= Given task =
Find the line with "Clone this chart in D3.js." and the line with "const offers = d3.range(0, 14);", then repeat both of them and every line in between exactly. Omit the pictures.

[Saved data entries]
-*-*-

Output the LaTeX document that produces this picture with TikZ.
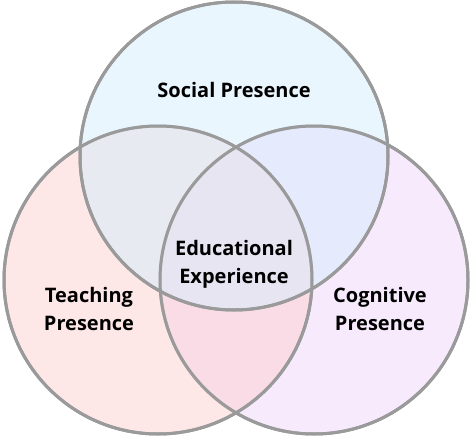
\documentclass[tikz,border=0pt]{standalone}
\usepackage{fontspec}
\setmainfont{Open Sans}
\usepackage{tikz}
\usetikzlibrary{positioning}
\definecolor{cSocial}{RGB}{213,237,253}
\definecolor{cTeach}{RGB}{251,207,207}
\definecolor{cCogn}{RGB}{239,213,250}
\definecolor{cRim}{RGB}{154,154,154}

\begin{document}
\begin{tikzpicture}[x=1pt, y=-1pt,
  ring/.style={circle, draw=cRim, line width=3pt, minimum size=308pt, inner sep=0pt, fill opacity=0.5},
  lbl/.style={font=\fontsize{20}{28}\selectfont\bfseries, align=center, text=black}]
  \useasboundingbox (0,0) rectangle (474,439);
  % the three presences
  \node[ring, fill=cCogn] (cogn) at (314,280) {};
  \node[ring, fill=cTeach] (teach) at (158,280) {};
  \node[ring, fill=cSocial] (social) at (234,156) {};
  % outlines on top
  \foreach \c in {cogn,teach,social}
    \draw[cRim, line width=3pt] (\c) circle (154pt);
  \node[lbl] (tSocial) at (234,90) {Social Presence};
  \node[lbl] (tEdu) at (234,264) {Educational\\Experience};
  \node[lbl] (tTeach) at (89,309) {Teaching\\Presence};
  \node[lbl] (tCogn) at (380,309) {Cognitive\\Presence};
\end{tikzpicture}
\end{document}
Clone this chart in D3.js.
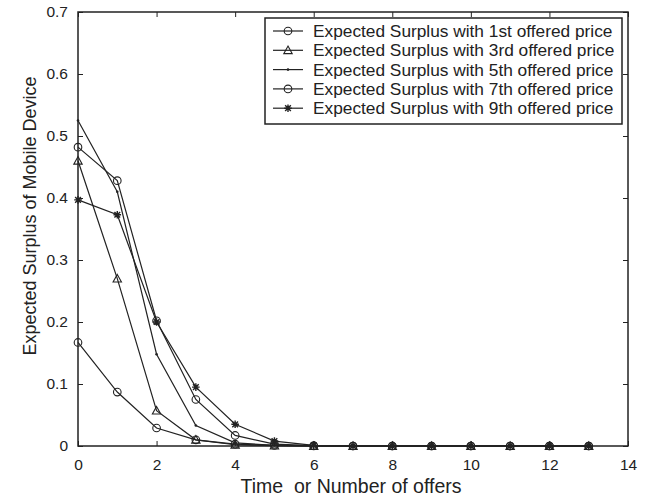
<!DOCTYPE html>
<html>
<head>
<meta charset="utf-8">
<script src="https://cdn.jsdelivr.net/npm/d3@7"></script>
<style>
  body { margin: 0; background: #fff; }
  text { font-family: "Liberation Sans", Arial, sans-serif; fill: #222; }
</style>
</head>
<body>
<script>
// offers 0..13
const offers = d3.range(0, 14);

const s1 = [0.167, 0.087, 0.029, 0.010, 0.003, 0.001, 0, 0, 0, 0, 0, 0, 0, 0];
const s3 = [0.460, 0.270, 0.057, 0.010, 0.002, 0.0005, 0, 0, 0, 0, 0, 0, 0, 0];
const s5 = [0.525, 0.410, 0.148, 0.033, 0.005, 0.001, 0, 0, 0, 0, 0, 0, 0, 0];
const s7 = [0.482, 0.428, 0.202, 0.075, 0.017, 0.003, 0.0005, 0, 0, 0, 0, 0, 0, 0];
const s9 = [0.397, 0.373, 0.200, 0.095, 0.035, 0.008, 0.001, 0, 0, 0, 0, 0, 0, 0];

const seriesNames = [
  'Expected Surplus with 1st offered price',
  'Expected Surplus with 3rd offered price',
  'Expected Surplus with 5th offered price',
  'Expected Surplus with 7th offered price',
  'Expected Surplus with 9th offered price'
];
const seriesMarkers = ['circle', 'triangle', 'point', 'circle', 'star'];
const seriesValues = [s1, s3, s5, s7, s9];

const xTicks = [0, 2, 4, 6, 8, 10, 12, 14];
const yTicks = [0, 0.1, 0.2, 0.3, 0.4, 0.5, 0.6, 0.7];

const w = 648, h = 498;
const pLeft = 78, pRight = 628, pTop = 12, pBottom = 446;

const svg = d3.select('body').append('svg')
  .attr('width', w).attr('height', h);

const x = d3.scaleLinear().domain([0, 14]).range([pLeft, pRight]);
const y = d3.scaleLinear().domain([0, 0.7]).range([pBottom, pTop]);

const tickLen = 5;

// axes with inward ticks, matlab style
function styleAxis(g) {
  g.select('.domain').remove();
  g.selectAll('line').attr('stroke', '#222');
  g.selectAll('text').style('font-size', '15.5px').attr('fill', '#333');
}

svg.append('g')
  .attr('transform', 'translate(0,' + pBottom + ')')
  .call(d3.axisBottom(x).tickValues(xTicks).tickFormat(d3.format('d'))
    .tickSizeInner(-tickLen).tickSizeOuter(0).tickPadding(13))
  .call(styleAxis);

svg.append('g')
  .attr('transform', 'translate(0,' + pTop + ')')
  .call(d3.axisTop(x).tickValues(xTicks).tickFormat('')
    .tickSizeInner(-tickLen).tickSizeOuter(0))
  .call(styleAxis);

svg.append('g')
  .attr('transform', 'translate(' + pLeft + ',0)')
  .call(d3.axisLeft(y).tickValues(yTicks).tickFormat(d => d === 0 ? '0' : d3.format('.1f')(d))
    .tickSizeInner(-tickLen).tickSizeOuter(0).tickPadding(10))
  .call(styleAxis);

svg.append('g')
  .attr('transform', 'translate(' + pRight + ',0)')
  .call(d3.axisRight(y).tickValues(yTicks).tickFormat('')
    .tickSizeInner(-tickLen).tickSizeOuter(0))
  .call(styleAxis);

svg.append('rect')
  .attr('x', pLeft).attr('y', pTop)
  .attr('width', pRight - pLeft).attr('height', pBottom - pTop)
  .attr('fill', 'none').attr('stroke', '#222').attr('stroke-width', 1.5);

// axis labels
svg.append('text')
  .attr('x', 351).attr('y', 493)
  .attr('text-anchor', 'middle')
  .style('font-size', '19.5px')
  .style('white-space', 'pre')
  .text('Time  or Number of offers');

svg.append('text')
  .attr('transform', 'translate(36,216) rotate(-90)')
  .attr('text-anchor', 'middle')
  .style('font-size', '18px')
  .text('Expected Surplus of Mobile Device');

const line = d3.line().x((d, i) => x(offers[i])).y(d => y(d));

function drawMarker(g, type, cx, cy) {
  if (type === 'circle') {
    g.append('circle').attr('cx', cx).attr('cy', cy).attr('r', 3.8)
      .attr('fill', 'none').attr('stroke', '#222').attr('stroke-width', 1.1);
  } else if (type === 'triangle') {
    const s = 4.2;
    g.append('path')
      .attr('d', 'M' + cx + ',' + (cy - s) + 'L' + (cx + s) + ',' + (cy + s * 0.8) + 'L' + (cx - s) + ',' + (cy + s * 0.8) + 'Z')
      .attr('fill', 'none').attr('stroke', '#222').attr('stroke-width', 1.1);
  } else if (type === 'point') {
    g.append('circle').attr('cx', cx).attr('cy', cy).attr('r', 1.3).attr('fill', '#222');
  } else if (type === 'star') {
    const s = 3.8;
    const p = 'M' + (cx - s) + ',' + cy + 'L' + (cx + s) + ',' + cy +
      'M' + cx + ',' + (cy - s) + 'L' + cx + ',' + (cy + s) +
      'M' + (cx - s * 0.75) + ',' + (cy - s * 0.75) + 'L' + (cx + s * 0.75) + ',' + (cy + s * 0.75) +
      'M' + (cx - s * 0.75) + ',' + (cy + s * 0.75) + 'L' + (cx + s * 0.75) + ',' + (cy - s * 0.75);
    g.append('path').attr('d', p).attr('stroke', '#222').attr('stroke-width', 1.4).attr('fill', 'none');
  }
}

seriesValues.forEach((vals, k) => {
  const g = svg.append('g');
  g.append('path').datum(vals)
    .attr('d', line)
    .attr('fill', 'none').attr('stroke', '#222').attr('stroke-width', 1.2);
  vals.forEach((v, i) => drawMarker(g, seriesMarkers[k], x(offers[i]), y(v)));
});

// legend
const lg = svg.append('g');
const lx = 265, ly = 18, lw = 357, lh = 106;
lg.append('rect').attr('x', lx).attr('y', ly).attr('width', lw).attr('height', lh)
  .attr('fill', '#fff').attr('stroke', '#222').attr('stroke-width', 1.5);

seriesNames.forEach((name, k) => {
  const cy = 31 + k * 19.3;
  lg.append('line').attr('x1', 273).attr('x2', 303).attr('y1', cy).attr('y2', cy)
    .attr('stroke', '#222').attr('stroke-width', 1.2);
  drawMarker(lg, seriesMarkers[k], 288, cy);
  lg.append('text').attr('x', 313).attr('y', cy + 6)
    .style('font-size', '17.3px')
    .text(name);
});
</script>
</body>
</html>
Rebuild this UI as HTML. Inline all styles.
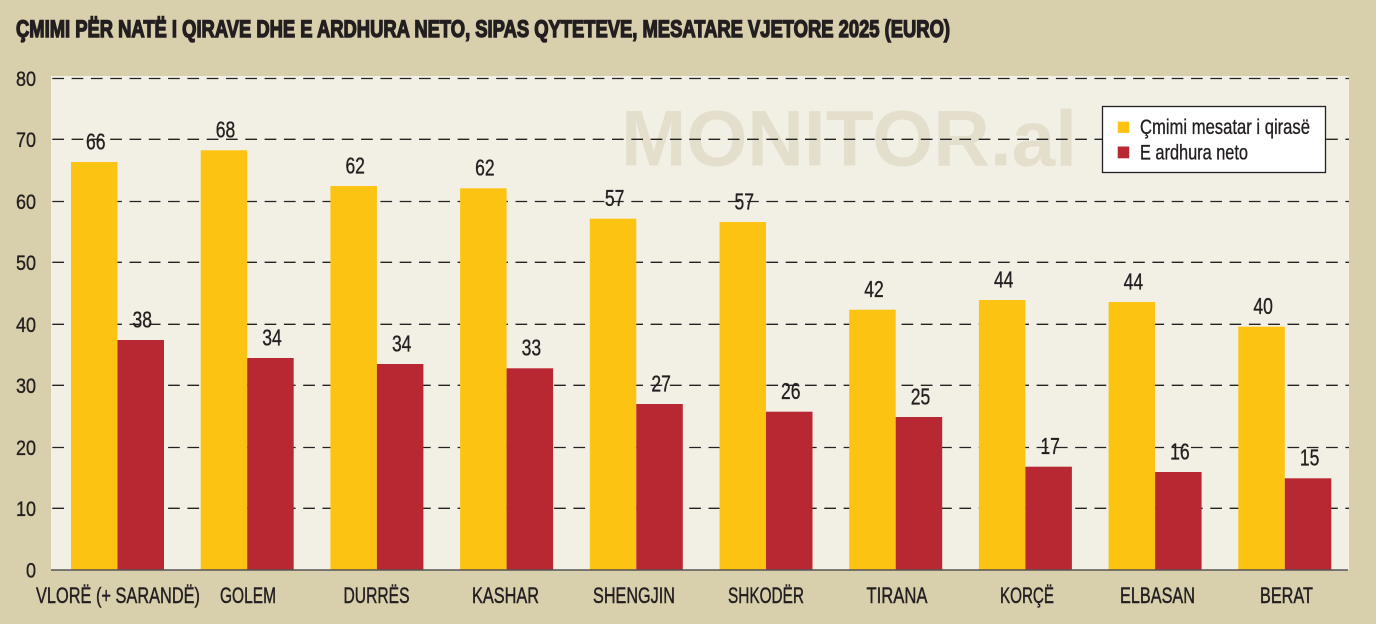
<!DOCTYPE html>
<html>
<head>
<meta charset="utf-8">
<style>
  html,body{margin:0;padding:0;background:#d8d0ac;}
  svg{display:block;}
  text{font-family:"Liberation Sans Narrow","Liberation Sans",sans-serif;fill:#231f20;}
</style>
</head>
<body>
<svg width="1376" height="624" viewBox="0 0 1376 624" xmlns="http://www.w3.org/2000/svg">
  <rect x="0" y="0" width="1376" height="624" fill="#d8d0ac"/>
  <!-- title -->
  <text x="16" y="37" font-size="24" font-weight="bold" stroke="#231f20" stroke-width="1.4" textLength="934" lengthAdjust="spacingAndGlyphs">ÇMIMI PËR NATË I QIRAVE DHE E ARDHURA NETO, SIPAS QYTETEVE, MESATARE VJETORE 2025 (EURO)</text>

  <!-- plot area -->
  <rect x="51" y="76" width="1298" height="494" fill="#f2f0e4"/>

  <!-- watermark -->
  <text x="621" y="165.7" font-size="79" font-weight="bold" style="fill:#e4dfcc;font-family:'Liberation Sans',sans-serif" textLength="456" lengthAdjust="spacingAndGlyphs">MONITOR.al</text>

  <!-- gridlines -->
  <g stroke="#222" stroke-width="1.3" stroke-dasharray="11.7 7.6" fill="none">
    <line x1="52.3" y1="78.5" x2="1349" y2="78.5"/>
    <line x1="52.3" y1="139.3" x2="1349" y2="139.3"/>
    <line x1="52.3" y1="201.5" x2="1349" y2="201.5"/>
    <line x1="52.3" y1="262.3" x2="1349" y2="262.3"/>
    <line x1="52.3" y1="324.3" x2="1349" y2="324.3"/>
    <line x1="52.3" y1="385.3" x2="1349" y2="385.3"/>
    <line x1="52.3" y1="447.5" x2="1349" y2="447.5"/>
    <line x1="52.3" y1="508.3" x2="1349" y2="508.3"/>
  </g>

  <!-- y labels -->
  <g font-size="21" text-anchor="end" stroke="#231f20" stroke-width="0.35">
    <text x="36" y="86" textLength="20" lengthAdjust="spacingAndGlyphs">80</text>
    <text x="36" y="146.8" textLength="20" lengthAdjust="spacingAndGlyphs">70</text>
    <text x="36" y="209" textLength="20" lengthAdjust="spacingAndGlyphs">60</text>
    <text x="36" y="269.8" textLength="20" lengthAdjust="spacingAndGlyphs">50</text>
    <text x="36" y="331.8" textLength="20" lengthAdjust="spacingAndGlyphs">40</text>
    <text x="36" y="392.8" textLength="20" lengthAdjust="spacingAndGlyphs">30</text>
    <text x="36" y="455" textLength="20" lengthAdjust="spacingAndGlyphs">20</text>
    <text x="36" y="515.8" textLength="20" lengthAdjust="spacingAndGlyphs">10</text>
    <text x="36" y="577.3" textLength="10" lengthAdjust="spacingAndGlyphs">0</text>
  </g>

  <!-- bars -->
  <g fill="#fdc313">
    <rect x="71" y="162" width="46.5" height="408"/>
    <rect x="200.7" y="150.3" width="46.5" height="419.7"/>
    <rect x="330.4" y="186" width="46.5" height="384"/>
    <rect x="460.1" y="188.3" width="46.5" height="381.7"/>
    <rect x="589.8" y="218.7" width="46.5" height="351.3"/>
    <rect x="719.5" y="222" width="46.5" height="348"/>
    <rect x="849.2" y="309.7" width="46.5" height="260.3"/>
    <rect x="978.9" y="300" width="46.5" height="270"/>
    <rect x="1108.6" y="302" width="46.5" height="268"/>
    <rect x="1238.3" y="326.7" width="46.5" height="243.3"/>
  </g>
  <g fill="#b82832">
    <rect x="117.5" y="340" width="46.5" height="230"/>
    <rect x="247.2" y="358" width="46.5" height="212"/>
    <rect x="376.9" y="364" width="46.5" height="206"/>
    <rect x="506.6" y="368.3" width="46.5" height="201.7"/>
    <rect x="636.3" y="404" width="46.5" height="166"/>
    <rect x="766" y="411.7" width="46.5" height="158.3"/>
    <rect x="895.7" y="417" width="46.5" height="153"/>
    <rect x="1025.4" y="466.7" width="46.5" height="103.3"/>
    <rect x="1155.1" y="472" width="46.5" height="98"/>
    <rect x="1284.8" y="478.3" width="46.5" height="91.7"/>
  </g>

  <!-- baseline -->
  <line x1="51" y1="570" x2="1348" y2="570" stroke="#555" stroke-width="1.6"/>

  <!-- value labels -->
  <g font-size="23" text-anchor="middle" stroke="#231f20" stroke-width="0.35">
    <text x="95.8" y="149.3" textLength="19.5" lengthAdjust="spacingAndGlyphs">66</text>
    <text x="225.5" y="137.6" textLength="19.5" lengthAdjust="spacingAndGlyphs">68</text>
    <text x="355.2" y="173.3" textLength="19.5" lengthAdjust="spacingAndGlyphs">62</text>
    <text x="484.9" y="175.6" textLength="19.5" lengthAdjust="spacingAndGlyphs">62</text>
    <text x="614.6" y="206" textLength="19.5" lengthAdjust="spacingAndGlyphs">57</text>
    <text x="744.3" y="209.3" textLength="19.5" lengthAdjust="spacingAndGlyphs">57</text>
    <text x="874" y="297" textLength="19.5" lengthAdjust="spacingAndGlyphs">42</text>
    <text x="1003.7" y="287.3" textLength="19.5" lengthAdjust="spacingAndGlyphs">44</text>
    <text x="1133.4" y="289.3" textLength="19.5" lengthAdjust="spacingAndGlyphs">44</text>
    <text x="1263.1" y="314" textLength="19.5" lengthAdjust="spacingAndGlyphs">40</text>

    <text x="142.3" y="327.3" textLength="19.5" lengthAdjust="spacingAndGlyphs">38</text>
    <text x="272" y="345.3" textLength="19.5" lengthAdjust="spacingAndGlyphs">34</text>
    <text x="401.7" y="351.3" textLength="19.5" lengthAdjust="spacingAndGlyphs">34</text>
    <text x="531.4" y="355.6" textLength="19.5" lengthAdjust="spacingAndGlyphs">33</text>
    <text x="661.1" y="391.3" textLength="19.5" lengthAdjust="spacingAndGlyphs">27</text>
    <text x="790.8" y="399" textLength="19.5" lengthAdjust="spacingAndGlyphs">26</text>
    <text x="920.5" y="404.3" textLength="19.5" lengthAdjust="spacingAndGlyphs">25</text>
    <text x="1050.2" y="454" textLength="19.5" lengthAdjust="spacingAndGlyphs">17</text>
    <text x="1179.9" y="459.3" textLength="19.5" lengthAdjust="spacingAndGlyphs">16</text>
    <text x="1309.6" y="465.6" textLength="19.5" lengthAdjust="spacingAndGlyphs">15</text>
  </g>

  <!-- category labels -->
  <g font-size="22.5" text-anchor="middle" stroke="#231f20" stroke-width="0.45">
    <text x="118" y="603" textLength="164" lengthAdjust="spacingAndGlyphs">VLORË (+ SARANDË)</text>
    <text x="248" y="603" textLength="56" lengthAdjust="spacingAndGlyphs">GOLEM</text>
    <text x="376.5" y="603" textLength="66" lengthAdjust="spacingAndGlyphs">DURRËS</text>
    <text x="505.5" y="603" textLength="67" lengthAdjust="spacingAndGlyphs">KASHAR</text>
    <text x="634" y="603" textLength="82" lengthAdjust="spacingAndGlyphs">SHENGJIN</text>
    <text x="766" y="603" textLength="76" lengthAdjust="spacingAndGlyphs">SHKODËR</text>
    <text x="897" y="603" textLength="61" lengthAdjust="spacingAndGlyphs">TIRANA</text>
    <text x="1027" y="603" textLength="54" lengthAdjust="spacingAndGlyphs">KORÇË</text>
    <text x="1157.5" y="603" textLength="75" lengthAdjust="spacingAndGlyphs">ELBASAN</text>
    <text x="1286.5" y="603" textLength="53" lengthAdjust="spacingAndGlyphs">BERAT</text>
  </g>

  <!-- legend -->
  <rect x="1102.5" y="106.5" width="223" height="66" fill="#ffffff" stroke="#222" stroke-width="1.3"/>
  <rect x="1117.7" y="121.7" width="11.5" height="11.2" fill="#fdc313"/>
  <rect x="1117.7" y="146.5" width="11.5" height="11.8" fill="#b82832"/>
  <g font-size="21" stroke="#231f20" stroke-width="0.35">
    <text x="1140" y="134" textLength="170" lengthAdjust="spacingAndGlyphs">Çmimi mesatar i qirasë</text>
    <text x="1140" y="159.3" textLength="108" lengthAdjust="spacingAndGlyphs">E ardhura neto</text>
  </g>
</svg>
</body>
</html>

-*-*-

= Full response =
Clone this chart in D3.js.
<!DOCTYPE html>
<html>
<head>
<meta charset="utf-8">
<script src="https://cdn.jsdelivr.net/npm/d3@7"></script>
<style>
  body { margin: 0; background: #fff; }
  text { font-family: "Liberation Sans", Arial, sans-serif; fill: #222; }
</style>
</head>
<body>
<script>
// offers 0..13
const offers = d3.range(0, 14);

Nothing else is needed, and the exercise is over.